The exceptional nature of Rule 39 measures is evidenced in the official statistics as to its use. In 2019, Strasbourg received 82 requests for interim measures against the UK; none were granted. In 2020, it received 47 requests; 2 were granted. In 2021, it received 51 requests; 5 were granted. This means that during the last three years for which we have reliable data, Strasbourg has granted just 7 of 180 requests for interim measures (a success rate of just 3%).

Interim measures are tailored to the individual situation of the applicant and are designed to be as short as necessary. Often, as with the Rwanda deportees, the measure is designed to stay in force until meaningful examination of the merits of the policy can be undertaken. If it is considered that this examination must be conducted by Strasbourg, the case is expedited so it can be determined as a matter of urgency. Further, an interim measure can be modified or rescinded at any point, should the circumstances of the claimant’s situation change.

Importantly – this is something which has seemingly eluded certain commentators – issuing an interim measure does not indicate that the action being put on pause will ultimately be found to be unlawful. In Gard and Knight, the life support cases mentioned above, the Court later agreed with the UK that the children’s care could be withdrawn. Other examples include Ahmad, D and Harkins. Indeed, an interim measure does not prevent the actual policy from going ahead. It simply requires that policies be subject to scrutiny before their implementation.

Ultimately, whilst interim measures can slow government action, we should remember that they are temporary measures aimed at ensuring that the legality of the process is ensured. They are rarely granted, except in exceptional cases like the present one.

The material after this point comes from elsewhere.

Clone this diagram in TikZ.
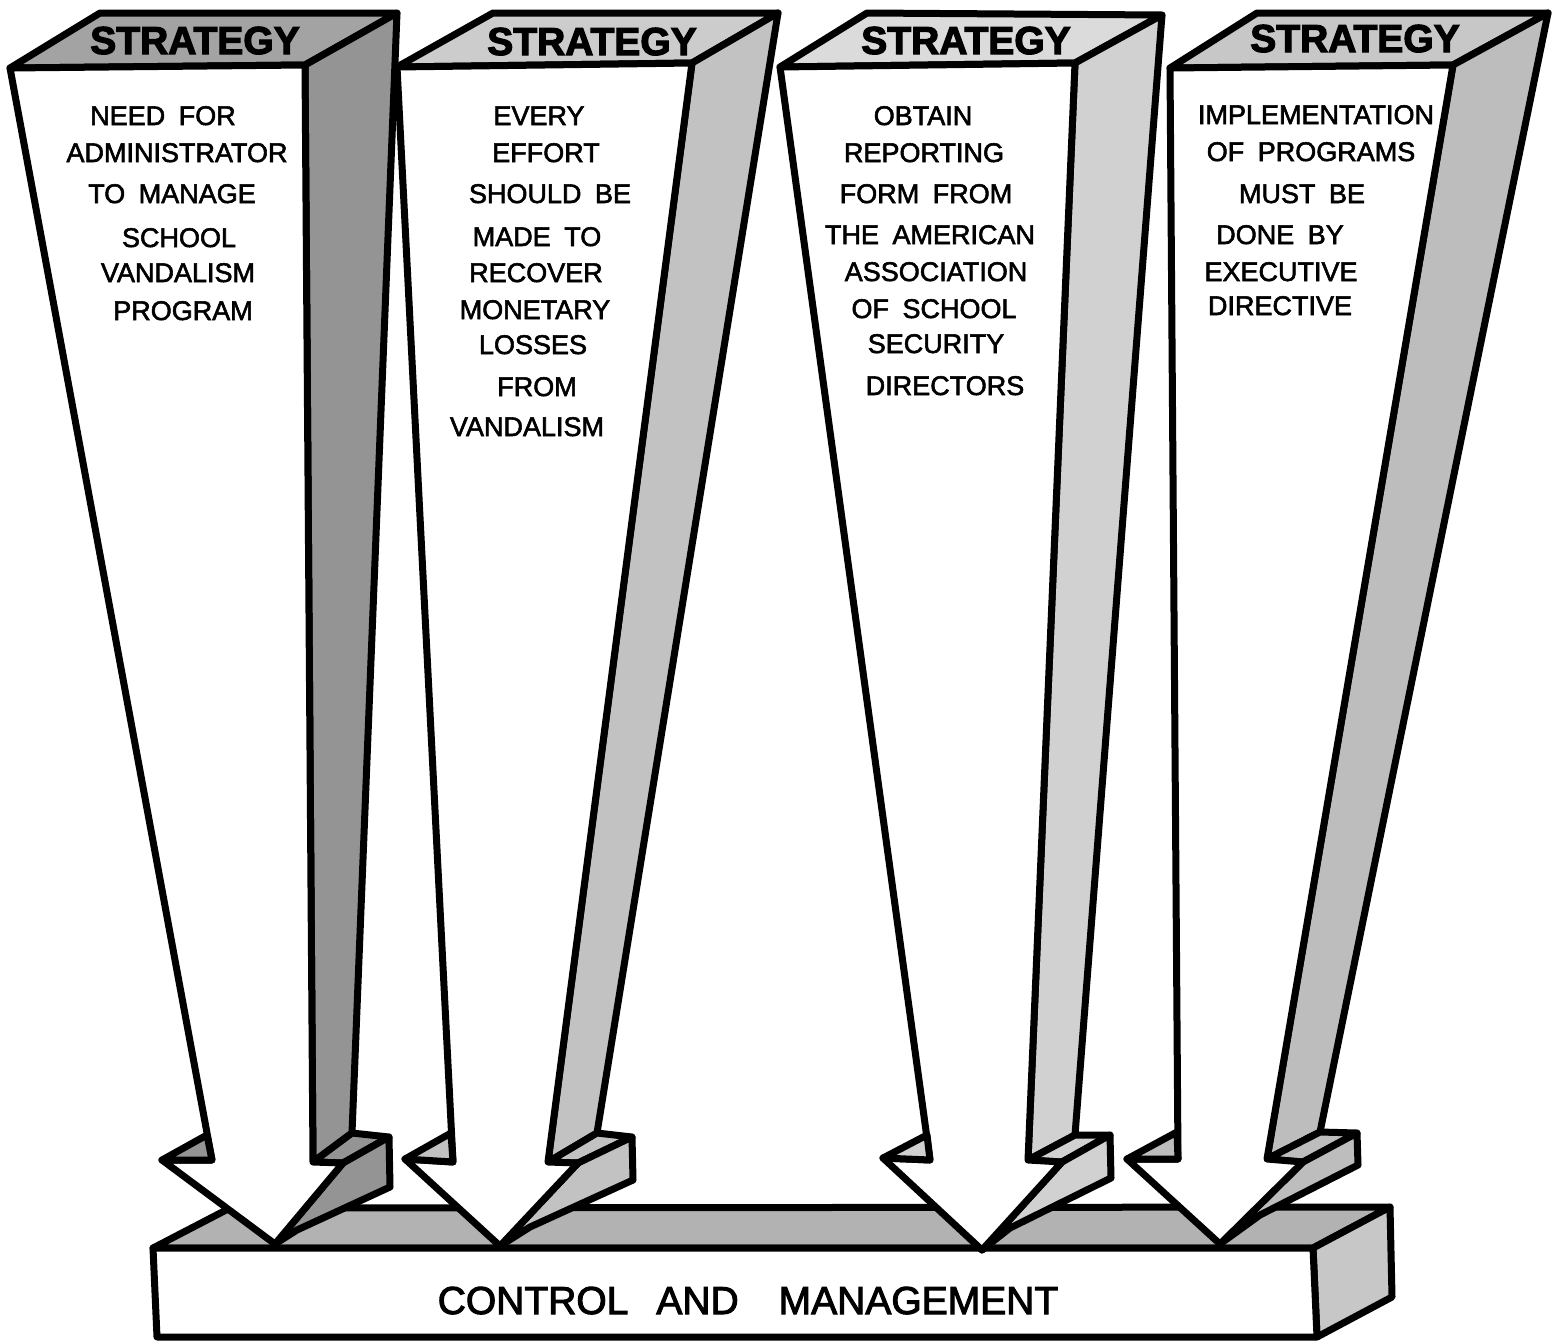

Should the government choose to go against the Rule 39 order in the current case, as some have argued, not only would this put the UK in direct breach of its international law obligations, but should a deported individual need to be returned at a later date, this will be of great cost to both the government (financially) and to the claimant (psychologically). Surely, it is much better for the government to know when they can, and when they cannot, remove someone. Rather than acting as an impediment to effective governance, Rule 39 interim measures ensure that ECHR member states act lawfully and fairly. The UK should be no exception.